Write the lines out again, from the top of the material to the line containing "(4,6) rectangle (1046,567);", pictures excluded.

——————

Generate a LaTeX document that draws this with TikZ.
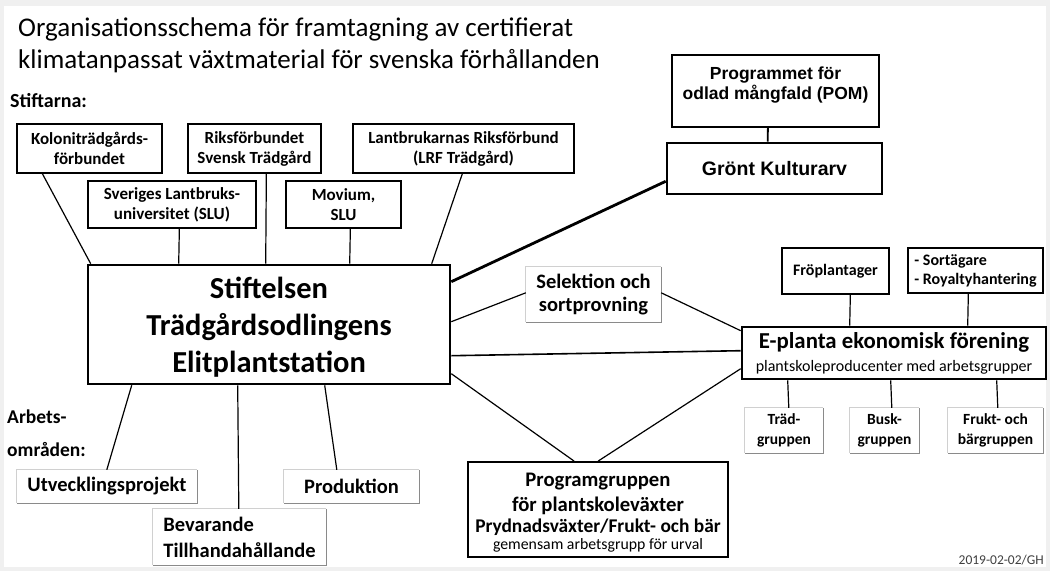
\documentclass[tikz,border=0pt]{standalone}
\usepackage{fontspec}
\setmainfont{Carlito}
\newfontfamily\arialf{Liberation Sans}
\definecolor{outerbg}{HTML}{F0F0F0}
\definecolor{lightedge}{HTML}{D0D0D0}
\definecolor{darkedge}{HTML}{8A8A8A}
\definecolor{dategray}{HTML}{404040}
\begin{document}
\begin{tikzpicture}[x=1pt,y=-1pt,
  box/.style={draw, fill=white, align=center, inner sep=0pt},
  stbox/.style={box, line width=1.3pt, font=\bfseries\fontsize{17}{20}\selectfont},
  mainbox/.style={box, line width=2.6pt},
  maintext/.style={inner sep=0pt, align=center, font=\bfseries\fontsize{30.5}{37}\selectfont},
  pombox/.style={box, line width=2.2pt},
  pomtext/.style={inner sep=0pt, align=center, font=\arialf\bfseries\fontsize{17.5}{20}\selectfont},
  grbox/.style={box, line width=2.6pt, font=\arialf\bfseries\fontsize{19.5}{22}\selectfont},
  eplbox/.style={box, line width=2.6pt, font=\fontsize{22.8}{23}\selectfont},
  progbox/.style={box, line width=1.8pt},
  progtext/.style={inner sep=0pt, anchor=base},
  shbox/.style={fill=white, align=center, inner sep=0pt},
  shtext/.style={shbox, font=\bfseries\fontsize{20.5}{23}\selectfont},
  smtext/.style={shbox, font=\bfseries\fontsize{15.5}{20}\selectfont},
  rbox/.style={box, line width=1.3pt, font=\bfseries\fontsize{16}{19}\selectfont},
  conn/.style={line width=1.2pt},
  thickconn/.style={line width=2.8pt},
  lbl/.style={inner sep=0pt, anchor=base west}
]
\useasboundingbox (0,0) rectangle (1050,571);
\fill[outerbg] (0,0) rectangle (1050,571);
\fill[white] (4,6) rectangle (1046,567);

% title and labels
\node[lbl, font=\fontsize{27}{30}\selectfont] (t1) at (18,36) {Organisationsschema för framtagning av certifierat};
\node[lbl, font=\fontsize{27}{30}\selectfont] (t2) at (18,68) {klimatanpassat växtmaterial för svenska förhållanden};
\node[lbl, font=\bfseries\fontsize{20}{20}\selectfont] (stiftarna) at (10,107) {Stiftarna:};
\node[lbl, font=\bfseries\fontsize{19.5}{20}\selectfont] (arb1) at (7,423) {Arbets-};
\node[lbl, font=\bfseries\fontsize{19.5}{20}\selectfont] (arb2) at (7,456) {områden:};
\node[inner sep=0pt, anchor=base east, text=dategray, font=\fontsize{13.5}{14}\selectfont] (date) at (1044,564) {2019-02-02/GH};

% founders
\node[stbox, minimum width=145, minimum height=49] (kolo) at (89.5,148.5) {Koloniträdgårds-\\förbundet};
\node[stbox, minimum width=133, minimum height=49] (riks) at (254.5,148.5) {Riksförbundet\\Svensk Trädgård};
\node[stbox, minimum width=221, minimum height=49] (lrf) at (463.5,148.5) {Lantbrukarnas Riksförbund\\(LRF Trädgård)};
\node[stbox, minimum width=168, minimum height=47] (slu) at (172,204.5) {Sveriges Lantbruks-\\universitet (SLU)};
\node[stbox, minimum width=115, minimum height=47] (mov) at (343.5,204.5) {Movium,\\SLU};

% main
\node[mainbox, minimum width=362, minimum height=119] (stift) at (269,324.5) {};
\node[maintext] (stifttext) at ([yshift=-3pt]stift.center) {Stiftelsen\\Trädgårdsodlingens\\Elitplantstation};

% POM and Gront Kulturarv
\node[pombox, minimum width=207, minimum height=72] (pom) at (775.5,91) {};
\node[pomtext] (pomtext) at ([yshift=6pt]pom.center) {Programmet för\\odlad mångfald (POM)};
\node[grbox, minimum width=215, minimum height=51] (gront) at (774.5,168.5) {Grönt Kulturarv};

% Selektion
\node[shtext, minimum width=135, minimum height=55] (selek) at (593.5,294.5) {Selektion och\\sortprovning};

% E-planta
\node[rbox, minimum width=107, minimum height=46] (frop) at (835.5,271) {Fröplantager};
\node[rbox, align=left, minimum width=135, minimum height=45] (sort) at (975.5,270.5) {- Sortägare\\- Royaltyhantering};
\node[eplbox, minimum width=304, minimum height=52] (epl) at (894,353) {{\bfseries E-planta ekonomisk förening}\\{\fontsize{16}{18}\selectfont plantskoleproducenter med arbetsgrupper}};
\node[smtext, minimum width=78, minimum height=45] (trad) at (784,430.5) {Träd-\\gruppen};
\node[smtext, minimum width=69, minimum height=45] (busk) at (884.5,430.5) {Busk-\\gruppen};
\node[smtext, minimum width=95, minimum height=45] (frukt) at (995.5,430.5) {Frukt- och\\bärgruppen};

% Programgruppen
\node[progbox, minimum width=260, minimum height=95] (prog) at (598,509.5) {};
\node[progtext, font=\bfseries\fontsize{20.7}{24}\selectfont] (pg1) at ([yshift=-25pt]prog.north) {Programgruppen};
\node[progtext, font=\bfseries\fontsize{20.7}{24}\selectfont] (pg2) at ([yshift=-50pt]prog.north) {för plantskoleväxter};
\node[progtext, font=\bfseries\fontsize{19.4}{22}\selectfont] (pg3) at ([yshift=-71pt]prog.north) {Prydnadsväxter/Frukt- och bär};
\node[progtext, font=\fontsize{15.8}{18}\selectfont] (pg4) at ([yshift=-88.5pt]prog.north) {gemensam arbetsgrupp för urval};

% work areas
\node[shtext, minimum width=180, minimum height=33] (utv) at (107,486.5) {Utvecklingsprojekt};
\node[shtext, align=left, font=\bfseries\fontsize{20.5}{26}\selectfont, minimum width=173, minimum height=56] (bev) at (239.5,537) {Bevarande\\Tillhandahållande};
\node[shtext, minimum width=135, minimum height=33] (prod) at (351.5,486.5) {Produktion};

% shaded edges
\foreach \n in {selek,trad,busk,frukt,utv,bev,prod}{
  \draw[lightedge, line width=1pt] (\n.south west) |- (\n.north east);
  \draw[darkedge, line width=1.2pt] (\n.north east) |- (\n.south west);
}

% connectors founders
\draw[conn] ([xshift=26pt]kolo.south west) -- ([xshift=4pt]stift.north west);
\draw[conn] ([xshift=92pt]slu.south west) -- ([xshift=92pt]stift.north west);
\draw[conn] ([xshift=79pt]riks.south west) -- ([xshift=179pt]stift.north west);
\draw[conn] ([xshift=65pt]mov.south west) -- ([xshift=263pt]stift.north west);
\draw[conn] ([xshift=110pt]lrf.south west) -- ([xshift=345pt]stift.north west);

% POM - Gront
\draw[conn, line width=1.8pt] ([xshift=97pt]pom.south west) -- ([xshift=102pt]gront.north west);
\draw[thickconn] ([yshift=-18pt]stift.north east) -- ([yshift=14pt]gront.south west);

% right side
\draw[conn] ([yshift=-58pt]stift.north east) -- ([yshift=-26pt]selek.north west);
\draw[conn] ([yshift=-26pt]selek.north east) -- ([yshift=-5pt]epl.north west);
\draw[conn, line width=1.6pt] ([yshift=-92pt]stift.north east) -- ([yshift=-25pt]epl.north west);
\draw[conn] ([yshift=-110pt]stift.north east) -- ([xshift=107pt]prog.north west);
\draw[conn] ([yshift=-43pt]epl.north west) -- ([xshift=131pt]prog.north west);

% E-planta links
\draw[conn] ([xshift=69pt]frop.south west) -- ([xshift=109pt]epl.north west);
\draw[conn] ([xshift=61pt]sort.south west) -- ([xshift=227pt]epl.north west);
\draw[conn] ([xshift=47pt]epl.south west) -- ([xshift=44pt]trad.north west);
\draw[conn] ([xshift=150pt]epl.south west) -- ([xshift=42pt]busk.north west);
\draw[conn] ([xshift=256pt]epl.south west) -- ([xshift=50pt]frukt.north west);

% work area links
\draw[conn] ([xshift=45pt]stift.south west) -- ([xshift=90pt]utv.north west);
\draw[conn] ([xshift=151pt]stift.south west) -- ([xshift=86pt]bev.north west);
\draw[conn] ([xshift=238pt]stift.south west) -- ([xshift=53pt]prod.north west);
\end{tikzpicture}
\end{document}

——————

> _Written solution_:
Generate a LaTeX document that draws this with TikZ.
\documentclass[tikz,border=0pt]{standalone}
\usepackage{fontspec}
\setmainfont{Carlito}
\newfontfamily\arialf{Liberation Sans}
\definecolor{outerbg}{HTML}{F0F0F0}
\definecolor{lightedge}{HTML}{D0D0D0}
\definecolor{darkedge}{HTML}{8A8A8A}
\definecolor{dategray}{HTML}{404040}
\begin{document}
\begin{tikzpicture}[x=1pt,y=-1pt,
  box/.style={draw, fill=white, align=center, inner sep=0pt},
  stbox/.style={box, line width=1.3pt, font=\bfseries\fontsize{17}{20}\selectfont},
  mainbox/.style={box, line width=2.6pt},
  maintext/.style={inner sep=0pt, align=center, font=\bfseries\fontsize{30.5}{37}\selectfont},
  pombox/.style={box, line width=2.2pt},
  pomtext/.style={inner sep=0pt, align=center, font=\arialf\bfseries\fontsize{17.5}{20}\selectfont},
  grbox/.style={box, line width=2.6pt, font=\arialf\bfseries\fontsize{19.5}{22}\selectfont},
  eplbox/.style={box, line width=2.6pt, font=\fontsize{22.8}{23}\selectfont},
  progbox/.style={box, line width=1.8pt},
  progtext/.style={inner sep=0pt, anchor=base},
  shbox/.style={fill=white, align=center, inner sep=0pt},
  shtext/.style={shbox, font=\bfseries\fontsize{20.5}{23}\selectfont},
  smtext/.style={shbox, font=\bfseries\fontsize{15.5}{20}\selectfont},
  rbox/.style={box, line width=1.3pt, font=\bfseries\fontsize{16}{19}\selectfont},
  conn/.style={line width=1.2pt},
  thickconn/.style={line width=2.8pt},
  lbl/.style={inner sep=0pt, anchor=base west}
]
\useasboundingbox (0,0) rectangle (1050,571);
\fill[outerbg] (0,0) rectangle (1050,571);
\fill[white] (4,6) rectangle (1046,567);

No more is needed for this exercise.